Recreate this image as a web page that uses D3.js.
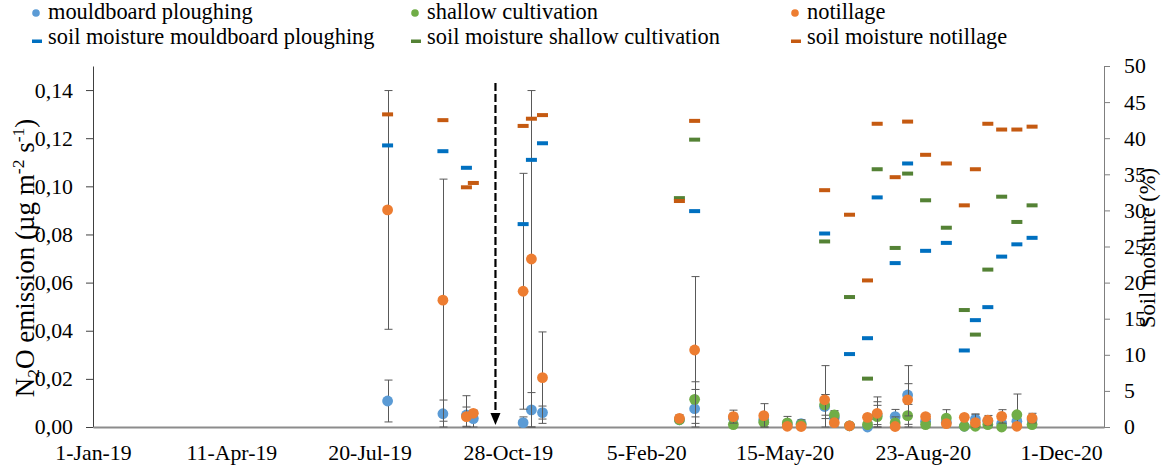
<!DOCTYPE html>
<html>
<head>
<meta charset="utf-8">
<script src="https://cdn.jsdelivr.net/npm/d3@7"></script>
<style>
  html, body { margin: 0; padding: 0; background: #fff; }
  svg { display: block; }
</style>
</head>
<body>
<svg id="chart" width="1166" height="468" font-family="Liberation Serif"></svg>
<script>
// Sampling dates
const dates = [
  "2019-08-02","2019-09-11","2019-09-28","2019-10-03","2019-11-08","2019-11-14","2019-11-22",
  "2020-02-29","2020-03-11","2020-04-08","2020-04-30","2020-05-17","2020-05-27","2020-06-13",
  "2020-06-20","2020-07-01","2020-07-14","2020-07-21","2020-08-03","2020-08-12","2020-08-25",
  "2020-09-09","2020-09-22","2020-09-30","2020-10-09","2020-10-19","2020-10-30","2020-11-10"
];

// N2O emission (µg m-2 s-1) per treatment
const mpN2O = [0.0108,0.0055,0.0050,0.0035,0.0018,0.0071,0.0060,
  0.0030,0.0076,0.0037,0.0030,0.0010,0.0014,0.0085,
  0.0039,0.0005,0.0000,0.0050,0.0043,0.0133,0.0024,
  0.0020,0.0003,0.0033,0.0024,0.0014,0.0024,0.0030];
const scN2O = [null,null,null,null,null,null,null,
  0.0030,0.0115,0.0010,0.0020,0.0017,0.0010,0.0092,
  0.0050,0.0005,0.0010,0.0043,0.0017,0.0047,0.0010,
  0.0037,0.0003,0.0003,0.0010,0.0000,0.0051,0.0010];
const ntN2O = [0.0902,0.0527,0.0043,0.0057,0.0564,0.0698,0.0205,
  0.0036,0.0320,0.0043,0.0047,0.0003,0.0002,0.0113,
  0.0018,0.0005,0.0040,0.0057,0.0002,0.0113,0.0043,
  0.0014,0.0040,0.0018,0.0028,0.0044,0.0003,0.0037];

// Error bar half-widths
const mpErr = [0.0087,0.0057,0.0080,0.0035,0.0024,0.0072,0.0027,
  0.0010,0.0080,0.0020,0.0020,0.0010,0.0010,0.0050,
  0.0020,0.0005,0.0020,0.0040,0.0030,0.0122,0.0010,
  0.0010,0.0005,0.0020,0.0010,0.0010,0.0010,0.0010];
const scErr = [null,null,null,null,null,null,null,
  0.0010,0.0073,0.0010,0.0020,0.0027,0.0020,0.0043,
  0.0018,0.0005,0.0022,0.0062,0.0025,0.0047,0.0010,
  0.0035,0.0005,0.0010,0.0010,0.0005,0.0086,0.0010];
const ntErr = [0.0496,0.0503,0.0040,0.0010,0.0490,0.0700,0.0190,
  0.0015,0.0305,0.0027,0.0050,0.0005,0.0005,0.0142,
  0.0015,0.0005,0.0010,0.0068,0.0005,0.0067,0.0010,
  0.0010,0.0010,0.0036,0.0020,0.0028,0.0005,0.0020];

// Soil moisture (%) per treatment
const mpSM = [39.0,38.2,35.9,null,28.1,37.0,39.3,
  null,29.9,null,null,null,null,26.8,
  null,10.1,12.3,31.8,22.7,36.5,24.4,
  25.5,10.6,14.8,16.6,23.6,25.3,26.2];
const scSM = [null,null,null,null,null,null,null,
  31.7,39.8,null,null,null,null,25.7,
  null,18.0,6.7,35.7,24.8,35.1,31.4,
  27.6,16.2,12.8,21.8,31.9,28.4,30.7];
const ntSM = [43.3,42.5,33.2,33.8,41.7,42.7,43.2,
  31.3,42.4,null,null,null,null,32.8,
  null,29.4,20.3,42.0,34.6,42.3,37.7,
  36.5,30.7,35.7,42.0,41.2,41.2,41.6];

// Tillage date marker
const tillageDate = "2019-10-19";

// Axis ticks
const xTickDates = ["2019-01-01","2019-04-11","2019-07-20","2019-10-28","2020-02-05","2020-05-15","2020-08-23","2020-12-01"];
const leftTicks = [0,0.02,0.04,0.06,0.08,0.10,0.12,0.14];
const rightTicks = [0,5,10,15,20,25,30,35,40,45,50];

const parse = d3.utcParse("%Y-%m-%d");
const svg = d3.select("#chart");
const FONT = "Liberation Serif";
const FS = 21.8;

const pLeft = 93, pRight = 1104, pTop = 66, pBottom = 427;
const x = d3.scaleUtc().domain([parse("2019-01-01"), parse("2021-01-01")]).range([pLeft, pRight]);
const yL = d3.scaleLinear().domain([0, 0.15]).range([pBottom, pTop]);
const yR = d3.scaleLinear().domain([0, 50]).range([pBottom, pTop]);

// Axes
const fmtL = d => d3.format(".2f")(d).replace(".", ",");
const gL = svg.append("g").attr("transform", `translate(${pLeft},0)`)
  .call(d3.axisLeft(yL).tickValues(leftTicks).tickSize(7).tickSizeOuter(0).tickPadding(13).tickFormat(fmtL));
const gR = svg.append("g").attr("transform", `translate(${pRight},0)`)
  .call(d3.axisRight(yR).tickValues(rightTicks).tickSize(6).tickSizeOuter(0).tickPadding(14));
[gL, gR].forEach(g => {
  g.attr("font-family", FONT).attr("font-size", FS);
  g.selectAll("text").attr("fill", "#000");
  g.selectAll("line").attr("stroke", "#7f7f7f");
  g.select(".domain").attr("stroke", "#7f7f7f");
});
gL.select(".domain").attr("stroke", "#404040");
gL.selectAll("line").attr("stroke", "#404040");

const gB = svg.append("g").attr("transform", `translate(0,${pBottom})`)
  .call(d3.axisBottom(x).tickValues(xTickDates.map(parse)).tickSize(0).tickPadding(18)
    .tickFormat(d3.utcFormat("%-d-%b-%y")));
gB.attr("font-family", FONT).attr("font-size", FS);
gB.selectAll("text").attr("fill", "#000");
gB.select(".domain").attr("stroke", "#8c8c8c").attr("stroke-width", 2);

// Axis titles
const TFS = 27;
const tL = svg.append("text")
  .attr("transform", `translate(34,258) rotate(-90)`)
  .attr("text-anchor", "middle").attr("font-family", FONT).attr("font-size", TFS);
tL.append("tspan").text("N");
tL.append("tspan").attr("font-size", TFS * 0.65).attr("dy", 5).text("2");
tL.append("tspan").attr("dy", -5).text("O emission (µg m");
tL.append("tspan").attr("font-size", TFS * 0.65).attr("dy", -10).text("-2");
tL.append("tspan").attr("dy", 10).text(" s");
tL.append("tspan").attr("font-size", TFS * 0.65).attr("dy", -10).text("-1");
tL.append("tspan").attr("dy", 10).text(")");

svg.append("text")
  .attr("transform", `translate(1155,248) rotate(-90)`)
  .attr("text-anchor", "middle").attr("font-family", FONT).attr("font-size", 22.5)
  .text("Soil moisture (%)");

// Series
const series = [
  { name: "mouldboard ploughing", vals: mpN2O, err: mpErr, color: "#5B9BD5" },
  { name: "shallow cultivation", vals: scN2O, err: scErr, color: "#70AD47" },
  { name: "notillage", vals: ntN2O, err: ntErr, color: "#ED7D31" }
];
const smSeries = [
  { name: "soil moisture mouldboard ploughing", vals: mpSM, color: "#0070C0" },
  { name: "soil moisture shallow cultivation", vals: scSM, color: "#548235" },
  { name: "soil moisture notillage", vals: ntSM, color: "#C55A11" }
];

const plot = svg.append("g");
series.forEach(s => {
  const rows = dates.map((d, i) => ({ d: parse(d), v: s.vals[i], e: s.err[i] }))
    .filter(r => r.v !== null);
  const eg = plot.append("g").attr("stroke", "#595959").attr("stroke-width", 1);
  rows.forEach(r => {
    const cx = Math.round(x(r.d)) + 0.5;
    const y1 = yL(r.v + r.e), y0 = Math.min(pBottom, yL(Math.max(0, r.v - r.e)));
    eg.append("line").attr("x1", cx).attr("x2", cx).attr("y1", y1).attr("y2", y0);
    eg.append("line").attr("x1", cx - 4).attr("x2", cx + 4).attr("y1", y1).attr("y2", y1);
    eg.append("line").attr("x1", cx - 4).attr("x2", cx + 4).attr("y1", y0).attr("y2", y0);
  });
  plot.append("g").selectAll("circle").data(rows).join("circle")
    .attr("cx", r => x(r.d)).attr("cy", r => yL(r.v)).attr("r", 5.4)
    .attr("fill", s.color);
});
smSeries.forEach(s => {
  const rows = dates.map((d, i) => ({ d: parse(d), v: s.vals[i] })).filter(r => r.v !== null);
  plot.append("g").selectAll("rect").data(rows).join("rect")
    .attr("x", r => x(r.d) - 5.5).attr("y", r => yR(r.v) - 2).attr("width", 11).attr("height", 4)
    .attr("fill", s.color);
});

// Tillage arrow
const ax = x(parse(tillageDate));
svg.append("line").attr("x1", ax).attr("x2", ax).attr("y1", 83).attr("y2", 414)
  .attr("stroke", "#000").attr("stroke-width", 2.2).attr("stroke-dasharray", "8,3");
svg.append("path")
  .attr("d", `M${ax - 5},413 L${ax + 5},413 L${ax},425 Z`).attr("fill", "#000");

// Legend
const legCols = [48, 427, 807];
const lg = svg.append("g").attr("font-family", FONT).attr("font-size", 22.4);
series.forEach((s, i) => {
  lg.append("circle").attr("cx", legCols[i] - 12).attr("cy", 13).attr("r", 3.8).attr("fill", s.color);
  lg.append("text").attr("x", legCols[i]).attr("y", 19).text(s.name);
});
smSeries.forEach((s, i) => {
  lg.append("rect").attr("x", legCols[i] - 16).attr("y", 39.5).attr("width", 10).attr("height", 3.5).attr("fill", s.color);
  lg.append("text").attr("x", legCols[i]).attr("y", 44).text(s.name);
});
</script>
</body>
</html>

▶ _THE EXERCISE_
Your task is to reproduce exactly the lines from the start of the data above through the line containing "0.0014,0.0040,0.0018,0.0028,0.0044,0.0003,0.0037];", leaving every picture out.

▶ _THE RESULT_
Recreate this image as a web page that uses D3.js.
<!DOCTYPE html>
<html>
<head>
<meta charset="utf-8">
<script src="https://cdn.jsdelivr.net/npm/d3@7"></script>
<style>
  html, body { margin: 0; padding: 0; background: #fff; }
  svg { display: block; }
</style>
</head>
<body>
<svg id="chart" width="1166" height="468" font-family="Liberation Serif"></svg>
<script>
// Sampling dates
const dates = [
  "2019-08-02","2019-09-11","2019-09-28","2019-10-03","2019-11-08","2019-11-14","2019-11-22",
  "2020-02-29","2020-03-11","2020-04-08","2020-04-30","2020-05-17","2020-05-27","2020-06-13",
  "2020-06-20","2020-07-01","2020-07-14","2020-07-21","2020-08-03","2020-08-12","2020-08-25",
  "2020-09-09","2020-09-22","2020-09-30","2020-10-09","2020-10-19","2020-10-30","2020-11-10"
];

// N2O emission (µg m-2 s-1) per treatment
const mpN2O = [0.0108,0.0055,0.0050,0.0035,0.0018,0.0071,0.0060,
  0.0030,0.0076,0.0037,0.0030,0.0010,0.0014,0.0085,
  0.0039,0.0005,0.0000,0.0050,0.0043,0.0133,0.0024,
  0.0020,0.0003,0.0033,0.0024,0.0014,0.0024,0.0030];
const scN2O = [null,null,null,null,null,null,null,
  0.0030,0.0115,0.0010,0.0020,0.0017,0.0010,0.0092,
  0.0050,0.0005,0.0010,0.0043,0.0017,0.0047,0.0010,
  0.0037,0.0003,0.0003,0.0010,0.0000,0.0051,0.0010];
const ntN2O = [0.0902,0.0527,0.0043,0.0057,0.0564,0.0698,0.0205,
  0.0036,0.0320,0.0043,0.0047,0.0003,0.0002,0.0113,
  0.0018,0.0005,0.0040,0.0057,0.0002,0.0113,0.0043,
  0.0014,0.0040,0.0018,0.0028,0.0044,0.0003,0.0037];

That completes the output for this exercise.